Advancements in the understanding of why the human immune system can attack tissues and lead to the development of eye and kidney diseases have been reported by researchers at the University of Manchester.
It is believed the findings could lead to the development of new treatments for age-related macular degeneration (AMD).
According to scientists, AMD can be associated with a protein called the complement factor H (CFH) which is present in the immune system and is responsible for regulating the complement cascade. A genetic alteration in CFH has been found to increase a person’s risk of developing AMD. However, due to its rarity, it has never been explored before.
The two research groups, led by professors Tony Day and Paul Bishop, found that a common form of CFH, when altered, couldn’t bind properly to a layer under the retina called Bruch’s membrane. A reduced amount of CFH in this part of the eye leads to low-level inflammation and tissue damage, which can eventually lead to AMD.
Professor Day explained: “For the first time we’ve been able to identify why these protein mutations are so tissue specific. We’re hoping our discovery will open the door to the development of tissue specific treatments to help the millions of people diagnosed with AMD every year.”
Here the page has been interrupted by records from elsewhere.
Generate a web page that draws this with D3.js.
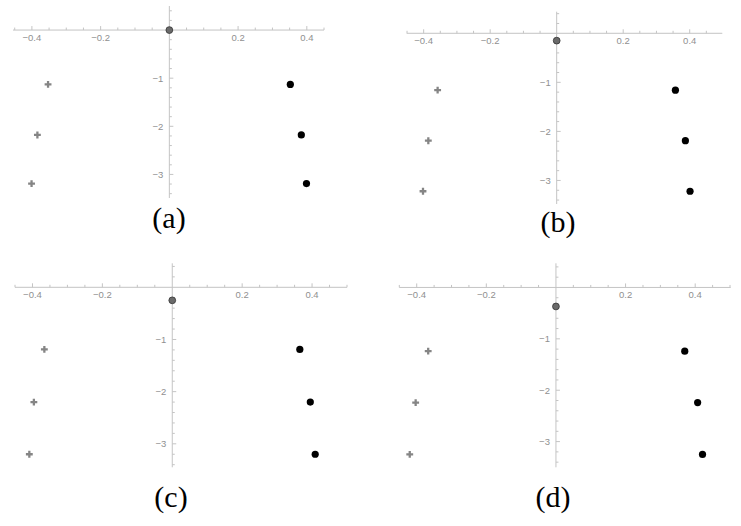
<!DOCTYPE html>
<html>
<head>
<meta charset="utf-8">
<script src="https://cdn.jsdelivr.net/npm/d3@7"></script>
<style>
  html, body { margin: 0; padding: 0; background: #fff; }
  svg { display: block; }
</style>
</head>
<body>
<svg id="chart" width="741" height="526"></svg>
<script>
// Panel labels and data.
const panelLabels = ["(a)", "(b)", "(c)", "(d)"];
const originY = [0, -0.15, -0.25, -0.37];
const levelY = [
  [-1.13, -2.18, -3.19],
  [-1.16, -2.19, -3.22],
  [-1.19, -2.2, -3.2],
  [-1.24, -2.24, -3.25]
];
const grayX = [
  [-0.353, -0.384, -0.401],
  [-0.358, -0.386, -0.402],
  [-0.366, -0.396, -0.409],
  [-0.367, -0.403, -0.42]
];
const blackX = [
  [0.352, 0.384, 0.399],
  [0.357, 0.387, 0.401],
  [0.365, 0.395, 0.409],
  [0.37, 0.407, 0.421]
];
const xTickLabels = [-0.4, -0.2, 0.2, 0.4];
const yTickLabels = [-1, -2, -3];

// Frame of each panel: axis domains and where they sit on the page.
const frames = [
  { xd: [-0.455, 0.45], xr: [13, 324], yd: [0.5, -3.49], yr: [6, 198], lx: 169, ly: 228 },
  { xd: [-0.451, 0.498], xr: [406.7, 722.3], yd: [0.44, -3.48], yr: [11.7, 204], lx: 558, ly: 232 },
  { xd: [-0.45, 0.5], xr: [15, 347], yd: [0.46, -3.45], yr: [263.3, 467.3], lx: 171, ly: 507 },
  { xd: [-0.45, 0.502], xr: [399.3, 730.7], yd: [0.47, -3.5], yr: [263.3, 467.3], lx: 553, ly: 507 }
];

const svg = d3.select("#chart");
const axisColor = "#c4c4c4";
const fmt = (v) => d3.format(".1f")(v).replace("-", "\u2212");

frames.forEach((f, i) => {
  const x = d3.scaleLinear().domain(f.xd).range(f.xr);
  const y = d3.scaleLinear().domain(f.yd).range(f.yr);
  const g = svg.append("g");
  const x0 = x(0), y0 = y(0);

  // Axis lines.
  g.append("line").attr("x1", f.xr[0]).attr("x2", f.xr[1]).attr("y1", y0).attr("y2", y0)
    .attr("stroke", axisColor).attr("stroke-width", 1);
  g.append("line").attr("x1", x0).attr("x2", x0).attr("y1", f.yr[0]).attr("y2", f.yr[1])
    .attr("stroke", axisColor).attr("stroke-width", 1);

  // X ticks: major every 0.2, minor every 0.05, pointing up.
  const xMinor = d3.range(-0.45, f.xd[1] + 1e-6, 0.05).map((v) => Math.round(v * 100) / 100)
    .filter((v) => v >= f.xd[0] - 1e-6 && Math.abs(v) > 1e-6);
  g.selectAll(null).data(xMinor).join("line")
    .attr("x1", (d) => x(d)).attr("x2", (d) => x(d))
    .attr("y1", y0).attr("y2", (d) => y0 - (Math.abs(Math.round(d * 100) % 20) === 0 ? 4 : 2.5))
    .attr("stroke", axisColor).attr("stroke-width", 1);

  g.selectAll(null).data(xTickLabels).join("text")
    .attr("x", (d) => x(d)).attr("y", y0 + 11)
    .attr("text-anchor", "middle")
    .attr("font-family", "Liberation Sans, Arial, sans-serif")
    .attr("font-size", 9.5).attr("fill", "#909090")
    .text(fmt);

  // Y ticks: major every 1, minor every 0.2, pointing right.
  const yMinor = d3.range(-17, Math.floor(f.yd[0] * 5) + 1).map((k) => k / 5)
    .filter((v) => v >= f.yd[1] && v !== 0);
  g.selectAll(null).data(yMinor).join("line")
    .attr("y1", (d) => y(d)).attr("y2", (d) => y(d))
    .attr("x1", x0).attr("x2", (d) => x0 + (Number.isInteger(d) ? 4 : 2.5))
    .attr("stroke", axisColor).attr("stroke-width", 1);

  g.selectAll(null).data(yTickLabels).join("text")
    .attr("x", x0 - 6).attr("y", (d) => y(d) + 3.5)
    .attr("text-anchor", "end")
    .attr("font-family", "Liberation Sans, Arial, sans-serif")
    .attr("font-size", 9.5).attr("fill", "#909090")
    .text((d) => String(d).replace("-", "\u2212"));

  // Gray points on the left.
  const cross = d3.symbol().type(d3.symbolCross).size(26);
  g.selectAll(null).data(d3.zip(grayX[i], levelY[i])).join("path")
    .attr("d", cross)
    .attr("transform", (d) => `translate(${x(d[0])},${y(d[1])})`)
    .attr("fill", "#858585");

  // Black points on the right.
  g.selectAll(null).data(d3.zip(blackX[i], levelY[i])).join("circle")
    .attr("cx", (d) => x(d[0])).attr("cy", (d) => y(d[1]))
    .attr("r", 3.6).attr("fill", "#000");

  // Point on the vertical axis.
  g.append("circle")
    .attr("cx", x(0)).attr("cy", y(originY[i]))
    .attr("r", 3.4).attr("fill", "#6a6a6a")
    .attr("stroke", "#333").attr("stroke-width", 0.8);

  // Panel label.
  g.append("text")
    .attr("x", f.lx).attr("y", f.ly)
    .attr("text-anchor", "middle")
    .attr("font-family", "Liberation Serif, Times New Roman, serif")
    .attr("font-size", 30).attr("fill", "#000")
    .text(panelLabels[i]);
});
</script>
</body>
</html>
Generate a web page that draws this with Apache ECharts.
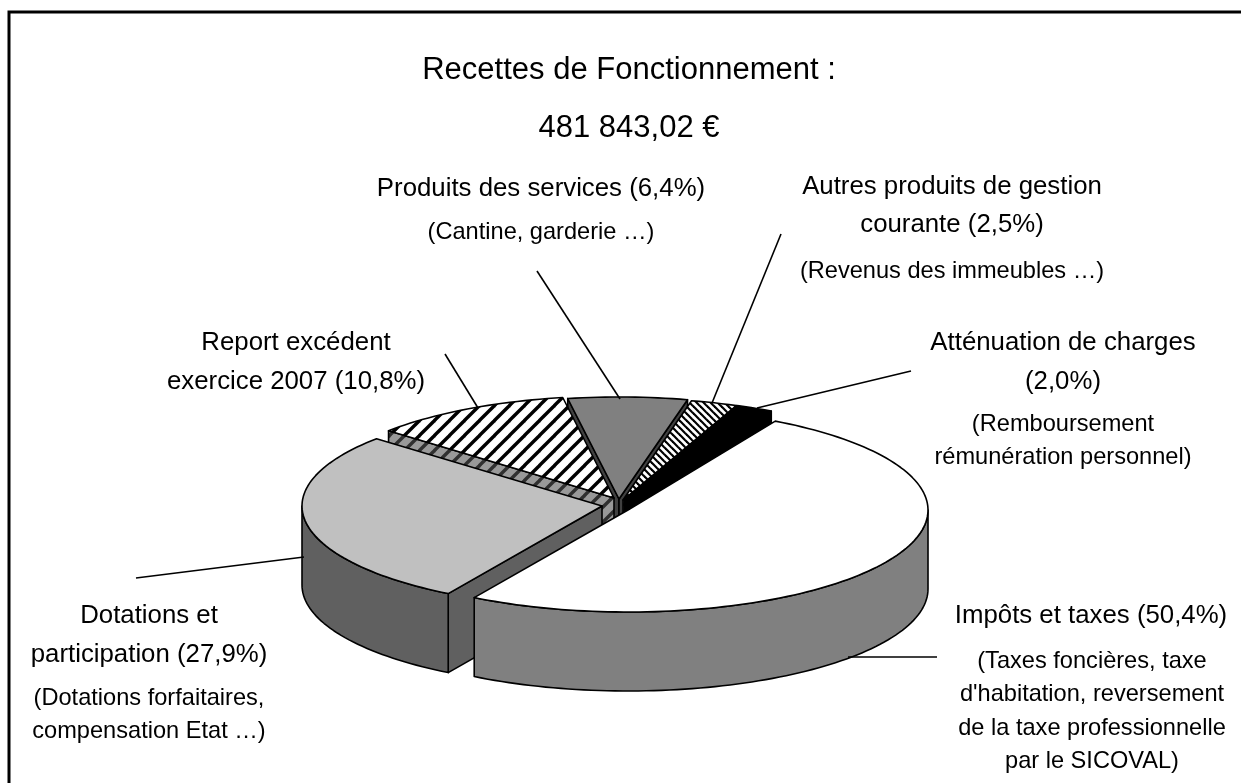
<!DOCTYPE html>
<html><head><meta charset="utf-8">
<style>html,body{margin:0;padding:0;background:#fff}#c{width:1241px;height:783px}</style>
<script src="https://cdn.jsdelivr.net/npm/echarts@6/dist/echarts.min.js"></script>
</head><body><div id="c"></div>
<script>
// ---- data ----
const categories = ['Impôts et taxes','Dotations et participation','Report excédent exercice 2007','Produits des services','Autres produits de gestion courante','Atténuation de charges'];
const shares = [50.4, 27.9, 10.8, 6.4, 2.5, 2.0];
const titleLines = ['Recettes de Fonctionnement :','481 843,02 €'];
const labelLines = [
 ['Impôts et taxes (50,4%)'],
 ['(Taxes foncières, taxe',"d'habitation, reversement",'de la taxe professionnelle','par le SICOVAL)'],
 ['Dotations et','participation (27,9%)'],
 ['(Dotations forfaitaires,','compensation Etat …)'],
 ['Report excédent','exercice 2007 (10,8%)'],
 ['Produits des services (6,4%)'],
 ['(Cantine, garderie …)'],
 ['Autres produits de gestion','courante (2,5%)'],
 ['(Revenus des immeubles …)'],
 ['Atténuation de charges','(2,0%)'],
 ['(Remboursement','rémunération personnel)']
];
// ---- layout / style ----
const BIG = 25.8, SMALL = 23.6;
const labelPlace = [[1091,616,0,BIG],[1092,661.5,33.3,SMALL],[149,615.5,39,BIG],[149,698,33,SMALL],[296,342.5,39,BIG],[541,188.5,0,BIG],[541,232.5,0,SMALL],[952,187,38,BIG],[952,271,0,SMALL],[1063,342.5,39,BIG],[1063,424.5,33,SMALL]];
const leaders = [[[537,271],[620,399]],[[781,234],[712,403]],[[911,371],[757,408]],[[445,354],[478,408]],[[136,578],[304,557]],[[937,657],[848,657]]];
const startDeg = 29.4, RX = 300, RY = 102, H = 79;
const center = [620,500];
const offsets = [[8,10],[-18,6],[-6,-2],[-1,-1],[3,0],[4,0]];
const paintRank = [5,4,3,0,1,2];
function tile(n, back, fore, w, dir){
  const c = document.createElement('canvas'); c.width = c.height = n;
  const g = c.getContext('2d'); g.fillStyle = back; g.fillRect(0,0,n,n);
  g.strokeStyle = fore; g.lineWidth = w;
  for(let k=-1;k<=1;k++){ g.beginPath();
    if(dir>0){ g.moveTo(k*n-1,n+1); g.lineTo(k*n+n+1,-1);} else { g.moveTo(k*n-1,-1); g.lineTo(k*n+n+1,n+1);}
    g.stroke(); }
  return {image:c, repeat:'repeat'};
}
const hatchWide = tile(15,'#fff','#000',3.4,1), hatchWideWall = tile(15,'#999','#303030',3.4,1);
const hatchFine = tile(7,'#fff','#000',2.2,-1), hatchFineWall = tile(7,'#999','#303030',2.2,-1);
const topFill = ['#fff','#c0c0c0',hatchWide,'#808080',hatchFine,'#000'];
const wallFill = ['#808080','#606060',hatchWideWall,'#404040',hatchFineWall,'#000'];
const rad = d => d*Math.PI/180;
let acc = startDeg; const starts = shares.map(s => { const a = acc; acc += s*3.6; return a; });

function renderItem(params, api){
  const i = params.dataIndex, share = api.value(0), a0 = starts[i], a1 = a0 + share*3.6;
  const cx = center[0]+offsets[i][0], cy = center[1]+offsets[i][1];
  const pt = (a,dy) => [cx+RX*Math.sin(rad(a)), cy-RY*Math.cos(rad(a))+(dy||0)];
  const arc = (f,t,dy) => { const n = Math.max(2,Math.ceil(Math.abs(t-f)/1.5)); const o=[]; for(let k=0;k<=n;k++) o.push(pt(f+(t-f)*k/n,dy)); return o; };
  const base = paintRank[i]*10; const kids = [];
  const st = f => ({fill:f, stroke:'#000', lineWidth:1.6, lineJoin:'round'});
  const face = a => kids.push({type:'polygon', z2:base, shape:{points:[[cx,cy],pt(a),pt(a,H),[cx,cy+H]]}, style:st(wallFill[i])});
  if(Math.sin(rad(a0))<0) face(a0);
  if(Math.sin(rad(a1))>0) face(a1);
  [[90,270],[450,630]].forEach(r => { const f=Math.max(a0,r[0]), t=Math.min(a1,r[1]);
    if(t>f) kids.push({type:'polygon', z2:base+1, shape:{points:arc(f,t).concat(arc(t,f,H))}, style:st(wallFill[i])}); });
  kids.push({type:'polygon', z2:base+2, shape:{points:[[cx,cy]].concat(arc(a0,a1))}, style:st(topFill[i])});
  return {type:'group', children:kids};
}
const FONT = '"Liberation Sans", Arial, sans-serif';
const graphics = [];
graphics.push({type:'polyline', z:5, shape:{points:[[9,783],[9,12],[1241,12]]}, style:{fill:null, stroke:'#000', lineWidth:3}});
titleLines.forEach((t,k)=>graphics.push({type:'text', z:20, x:629, y:70+k*58, style:{text:t, font:'31px '+FONT, fill:'#000', align:'center', verticalAlign:'middle'}}));
labelLines.forEach((lines,k)=>{ const p = labelPlace[k]; lines.forEach((t,j)=>{
  graphics.push({type:'text', z:20, x:p[0], y:p[1]+j*p[2], style:{text:t, font:p[3]+'px '+FONT, fill:'#000', align:'center', verticalAlign:'middle'}}); }); });
leaders.forEach(l=>graphics.push({type:'line', z:10, shape:{x1:l[0][0],y1:l[0][1],x2:l[1][0],y2:l[1][1]}, style:{stroke:'#000', lineWidth:1.6}}));
const chart = echarts.init(document.getElementById('c'), null, {renderer:'canvas'});
chart.setOption({
  animation:false, backgroundColor:'#fff',
  graphic:graphics,
  series:[{type:'custom', coordinateSystem:'none', renderItem:renderItem, silent:true,
    data:shares.map((s,i)=>({name:categories[i], value:[s]}))}]
});
</script></body></html>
Researchers investigated two parts of CFH affected by the mutations, comparing the way the different regions of protein interacted with eye and kidney tissue.
Dr Simon Clark said: “Our findings suggest that the particular structure within the eye and kidney tissue determines precisely how and where CFH will bind. It’s as if the tissues have their own molecular postcodes.”
The research was carried out at the Wellcome Trust Centre for Cell Matrix Research and the Ophthalmology and Vision Research Group in the University of Manchester’s Institute of Human Development. It was funded by the Medical Research Council.